Consensus, Conviction, and Calling
Why gathering still matters in a decentralized world
There is a paradox at the center of this industry. A system designed to eliminate intermediaries still requires gathering. A movement built on decentralization still converges in rooms.
Consensus 2026 will bring more than 20,000 people to Miami. Builders, investors, policymakers, operators. The stated purpose is clear. Deals, demos, decisions. The next era of the global economy taking shape in real time. But beneath that surface is something less obvious and far more important. These gatherings are not simply about what is being built. They are about how clearly we are able to see what is actually happening.
I have learned over time that clarity rarely comes from distance. It comes from proximity. From listening closely enough to hear what is not being said, and watching carefully enough to distinguish conviction from performance. Information is abundant. Insight is not. The difference is formed in conversation, in tension, in the quiet moments where assumptions are tested rather than repeated. That is why I go. Not to accumulate information, but to refine judgment.
Scripture reminds us that plans fail for lack of counsel, but with many advisers they succeed.
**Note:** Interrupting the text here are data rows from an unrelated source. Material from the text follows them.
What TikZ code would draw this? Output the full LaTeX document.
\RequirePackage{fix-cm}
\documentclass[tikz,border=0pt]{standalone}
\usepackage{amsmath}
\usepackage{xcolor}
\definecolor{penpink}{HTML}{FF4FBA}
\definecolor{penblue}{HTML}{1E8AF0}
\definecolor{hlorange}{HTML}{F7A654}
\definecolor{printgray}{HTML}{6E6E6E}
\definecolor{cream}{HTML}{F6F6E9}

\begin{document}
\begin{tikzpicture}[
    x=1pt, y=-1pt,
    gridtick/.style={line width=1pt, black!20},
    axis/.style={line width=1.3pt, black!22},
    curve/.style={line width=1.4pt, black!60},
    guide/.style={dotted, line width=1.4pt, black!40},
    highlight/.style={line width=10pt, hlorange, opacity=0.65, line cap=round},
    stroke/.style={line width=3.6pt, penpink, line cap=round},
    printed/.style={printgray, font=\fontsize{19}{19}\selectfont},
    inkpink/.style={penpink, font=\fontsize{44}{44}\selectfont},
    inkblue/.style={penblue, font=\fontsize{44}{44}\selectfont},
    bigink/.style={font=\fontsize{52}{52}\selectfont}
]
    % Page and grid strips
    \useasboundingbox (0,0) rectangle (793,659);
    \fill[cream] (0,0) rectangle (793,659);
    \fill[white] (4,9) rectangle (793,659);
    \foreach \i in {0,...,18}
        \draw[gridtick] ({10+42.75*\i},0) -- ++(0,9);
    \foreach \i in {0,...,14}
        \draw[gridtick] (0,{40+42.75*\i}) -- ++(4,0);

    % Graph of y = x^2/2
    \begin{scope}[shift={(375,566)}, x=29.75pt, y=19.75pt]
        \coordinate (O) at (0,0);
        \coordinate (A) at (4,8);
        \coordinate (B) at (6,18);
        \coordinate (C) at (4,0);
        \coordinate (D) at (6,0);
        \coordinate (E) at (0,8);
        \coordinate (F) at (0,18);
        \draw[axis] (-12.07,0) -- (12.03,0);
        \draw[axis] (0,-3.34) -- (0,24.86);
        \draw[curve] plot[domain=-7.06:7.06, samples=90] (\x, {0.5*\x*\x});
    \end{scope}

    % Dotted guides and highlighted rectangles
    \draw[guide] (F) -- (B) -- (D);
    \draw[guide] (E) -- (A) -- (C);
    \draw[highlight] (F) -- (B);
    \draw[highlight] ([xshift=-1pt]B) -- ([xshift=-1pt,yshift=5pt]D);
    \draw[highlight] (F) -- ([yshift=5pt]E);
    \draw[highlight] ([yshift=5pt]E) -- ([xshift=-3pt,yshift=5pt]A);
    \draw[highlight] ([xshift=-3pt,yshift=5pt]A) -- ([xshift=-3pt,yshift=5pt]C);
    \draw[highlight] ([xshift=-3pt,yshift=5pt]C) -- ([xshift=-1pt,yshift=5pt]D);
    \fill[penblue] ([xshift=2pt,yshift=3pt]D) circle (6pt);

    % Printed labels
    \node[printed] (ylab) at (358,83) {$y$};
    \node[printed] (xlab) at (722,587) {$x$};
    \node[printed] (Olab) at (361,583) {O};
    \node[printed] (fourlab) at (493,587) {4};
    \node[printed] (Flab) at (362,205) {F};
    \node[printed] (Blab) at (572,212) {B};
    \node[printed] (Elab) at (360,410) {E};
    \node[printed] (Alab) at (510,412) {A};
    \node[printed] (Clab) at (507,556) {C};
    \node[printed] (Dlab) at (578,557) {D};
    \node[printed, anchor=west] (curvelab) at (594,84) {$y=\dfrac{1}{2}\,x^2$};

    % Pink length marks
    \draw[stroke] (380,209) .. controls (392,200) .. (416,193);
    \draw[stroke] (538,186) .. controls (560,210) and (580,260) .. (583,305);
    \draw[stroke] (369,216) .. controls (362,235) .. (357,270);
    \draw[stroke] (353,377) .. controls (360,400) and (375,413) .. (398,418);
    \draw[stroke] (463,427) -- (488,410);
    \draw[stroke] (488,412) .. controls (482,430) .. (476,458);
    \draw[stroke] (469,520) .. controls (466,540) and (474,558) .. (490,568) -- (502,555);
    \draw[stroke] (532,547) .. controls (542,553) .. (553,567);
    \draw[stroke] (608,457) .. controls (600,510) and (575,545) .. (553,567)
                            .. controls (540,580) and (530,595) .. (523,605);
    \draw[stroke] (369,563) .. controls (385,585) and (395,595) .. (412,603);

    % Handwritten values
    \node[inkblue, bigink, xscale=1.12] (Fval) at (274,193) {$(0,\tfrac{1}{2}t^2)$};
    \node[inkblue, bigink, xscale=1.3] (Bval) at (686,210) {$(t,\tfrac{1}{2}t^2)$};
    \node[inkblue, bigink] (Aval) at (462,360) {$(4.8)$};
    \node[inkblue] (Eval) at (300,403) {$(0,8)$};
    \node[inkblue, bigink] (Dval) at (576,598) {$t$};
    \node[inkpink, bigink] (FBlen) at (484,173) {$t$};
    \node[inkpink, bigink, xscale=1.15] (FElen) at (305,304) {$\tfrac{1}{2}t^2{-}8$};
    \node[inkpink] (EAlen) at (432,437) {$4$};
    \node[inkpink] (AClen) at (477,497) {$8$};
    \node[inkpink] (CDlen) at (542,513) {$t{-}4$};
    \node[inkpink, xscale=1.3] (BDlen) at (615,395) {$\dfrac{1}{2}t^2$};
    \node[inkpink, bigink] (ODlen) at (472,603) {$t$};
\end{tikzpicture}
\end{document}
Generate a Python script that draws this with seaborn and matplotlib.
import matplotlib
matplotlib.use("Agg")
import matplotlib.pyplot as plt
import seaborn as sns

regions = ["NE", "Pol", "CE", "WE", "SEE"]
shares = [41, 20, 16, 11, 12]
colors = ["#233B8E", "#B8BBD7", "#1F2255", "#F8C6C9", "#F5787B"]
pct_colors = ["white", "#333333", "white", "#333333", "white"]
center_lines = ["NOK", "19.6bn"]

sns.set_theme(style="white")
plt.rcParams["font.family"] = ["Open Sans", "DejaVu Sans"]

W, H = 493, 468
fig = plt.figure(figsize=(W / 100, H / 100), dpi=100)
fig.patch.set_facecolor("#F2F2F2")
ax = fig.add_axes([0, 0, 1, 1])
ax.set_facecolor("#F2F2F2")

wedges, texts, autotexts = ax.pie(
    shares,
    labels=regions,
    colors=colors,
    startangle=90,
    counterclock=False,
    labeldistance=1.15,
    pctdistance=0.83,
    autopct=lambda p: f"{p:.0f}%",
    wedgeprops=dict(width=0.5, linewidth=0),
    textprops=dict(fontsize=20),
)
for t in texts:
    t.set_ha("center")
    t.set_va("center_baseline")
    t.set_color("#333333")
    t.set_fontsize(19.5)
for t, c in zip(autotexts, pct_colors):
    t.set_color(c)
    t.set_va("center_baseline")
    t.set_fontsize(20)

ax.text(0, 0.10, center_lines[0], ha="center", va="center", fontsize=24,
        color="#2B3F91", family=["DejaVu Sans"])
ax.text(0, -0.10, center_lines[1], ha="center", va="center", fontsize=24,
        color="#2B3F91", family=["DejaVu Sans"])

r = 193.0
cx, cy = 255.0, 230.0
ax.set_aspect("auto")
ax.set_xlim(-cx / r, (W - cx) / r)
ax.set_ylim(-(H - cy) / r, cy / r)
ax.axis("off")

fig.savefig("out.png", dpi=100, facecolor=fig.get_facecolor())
The emphasis is not on volume, but on discernment. Not all counsel clarifies. Some confuses. Which is why the responsibility is not just to hear, but to weigh. In a space moving as quickly as this one, isolation creates blind spots. It reinforces what we already believe and limits what we are willing to question. Community, when grounded in truth, has the ability to correct that.
The risk, however, is not that we lack access. It is that we mistake access for understanding. That we attend, listen, and leave unchanged. That we collect perspectives without ever submitting them to truth. Gathering, by itself, does not produce clarity. It must be approached with intention. With a willingness to be challenged. With the humility to recognize that what feels obvious may not be accurate.
There is also a distinction that becomes increasingly important at scale. Not all community is equal. Some is built around visibility. Some around alignment. One asks who is present. The other asks what is being built. The difference is subtle, but it determines everything that follows. Visibility gathers attention. Alignment builds foundations.
The most important conversations are rarely happening on stage. They are happening in the margins, among builders who are less interested in attention and more committed to durability. Those are the voices I am seeking. The ones building quietly, without the need for validation, anchored in something deeper than the current cycle. Because not everything that scales is meant to endure, and not everything that endures will scale quickly.
In a landscape still experimenting with new models, new tokens, and new narratives, bitcoin continues to stand apart. Not because it moves the fastest, but because it changes the least. It does not adapt itself to each moment. It outlasts the moment. And in doing so, it provides something increasingly rare in modern systems. A reference point that does not shift. A measure that does not quietly expand. A foundation that can be observed rather than interpreted.
This does not diminish the importance of what is being built around it. Infrastructure matters. Institutions matter. The integration of new technologies, including artificial intelligence, will shape how markets function and how capital moves. These are not theoretical developments. They are happening now. But without a stable reference point, it becomes difficult to evaluate what is signal and what is noise. Everything appears significant when the measure itself is unstable.
That is why discernment matters more than ever.
Colossians speaks to this directly, calling us to be rooted and built up, strengthened in what is true. Rootedness is not passive. It requires discipline. It requires anchoring in something that does not change, especially when everything around it does. Without it, every new idea feels like progress, every new narrative feels like inevitability, and every cycle feels permanent.
No gathering replaces time with God, and no insight replaces truth revealed through Him. Conferences can inform. Conversations can sharpen. But alignment is formed elsewhere. It is formed in stillness, in conviction, in the quiet work of testing what is heard against what is true.
Consensus will come and go. The conversations will fade. The announcements will be replaced by new ones. But what remains is the clarity gained in the process. The ability to see more precisely what is being built, who is building it, and whether it aligns with something enduring.
Because what is at stake is not simply the next cycle.
It is the foundation of a system that will shape how people store value, exchange trust, and understand ownership for generations to come.
And that is not something to observe casually.
It is something to approach with intention, with humility, and with a commitment to truth.
Kingdom Principles
Clarity is refined through counsel, not assumed through access
Discernment requires both community and rootedness in truth
Not everything that scales is meant to endure
Truth, not visibility, is the foundation of lasting systems
Prayer 🙏✝️🔥
Heavenly Father,
As I step into rooms filled with ideas, ambition, and influence, give me discernment to see clearly and wisdom to listen well. Guard my heart from distraction and keep me anchored in what is true.
Surround me with voices that sharpen, not flatter. Help me to recognize what aligns with Your design and what does not. Strengthen my ability to serve, to guide, and to steward what You are revealing.
May every conversation, every connection, and every insight ultimately point back to You.